The principle is to create a small ‘coal’ of smouldering wood dust which is then transferred to tinder you have gathered to be coaxed into flame. The method employs the use of a hard wood versus a soft wood.
The Bow Drill
If you go on a bushcraft course where they teach you to create fire by friction, they’ll more than likely use the bow drill method to demonstrate this although there are other variations such as the hand drill, the fire saw and the fire plow which differ slightly but are based on the same principles.
With a bow drill, the fire board (the piece of wood upon which you’ll be creating your fire ‘coal’) is a flat piece of softer wood which contains a depression or indent at one end into which the drill will be used. The drill itself is a smooth, straight stick of harder wood. The top end should be pointed and the drilling end rounded. The bow has a cord tied between the two ends and wrapped once around the drill. The socket is a round piece of wood with a hole in the middle into which goes the top pointed end of the drill. It’s the socket which holds the drill in place and provides downward pressure. It should also have an indentation into which the drill end sits comfortably.
Whilst pressing down on the socket, move the bow back and forth. It has to be moved quickly and this causes the drill to twirl rapidly and it’s this movement which will eventually cause the drill to burn into the fire board creating a hot wood based dust.

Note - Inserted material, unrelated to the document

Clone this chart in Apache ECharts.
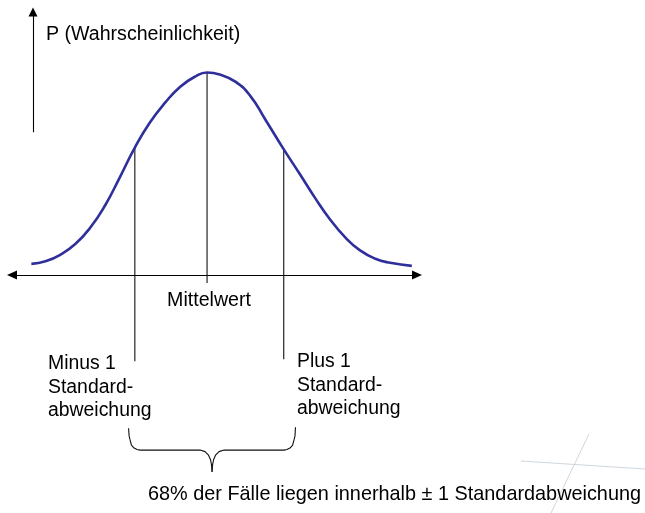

Once you can see the dust smoking you can gently move it off the fire board place a little tinder onto it, cup your hands around the tinder and hot wood dust and blow gently. If it’s hot enough it will then create a flame and you have your fire. Sounds simple? It isn’t but it’s an art that can be mastered and most people feel a real sense of achievement and a deeply close bond to the natural environment once they’ve achieved it.
The steel and flint method
This method relies on producing a spark to create the ignition point as opposed to using friction. Your ‘steel’ can be any steel based item whilst your flint can be any hard stone which fractures to a sharp edge so the likes of agate, quartz and jade work equally as well but you can try any hard stone. You can buy a small steel tool to be used for this purpose at any good wilderness camping store or website but any steel item will suffice.
When you try to strike a spark, you are literally shaving tiny pieces of steel with the sharp edge of the flint. The sparks come from the steel not the flint and the harder the steel, the smaller and hotter the pieces will be. The sharper the flint, the more sparks you will get.
You should strike down the steel with the flint at a shallow angle pointing the steel into the small pile of tinder you have gathered. Find out how to use short, choppy strokes in order for you to be able to hold the steel close to the tinder without hitting the tinder with the flint. Once you see smouldering from where the sparks have landed on the tinder, you can gather the tinder up and cup it in your hands and, once again, gently blow until you get a flame.
The Tinder
The tinder is the materials you have gathered which will form the initial fire. Ideal natural sources of tinder can be birch bark, fine wood shavings, dead grass, straw, dead pine needles or bird feathers.
Once that’s alight you can start building the fire by adding kindling, i.e. larger twigs and branches. Don’t overdo it by putting big logs on there at this stage as the fire will go out and all your efforts will be wasted.
Starting a fire using these methods can be a painstaking, time consuming task but you will truly feel a real sense of achievement and closeness to nature once you’ve mastered the craft.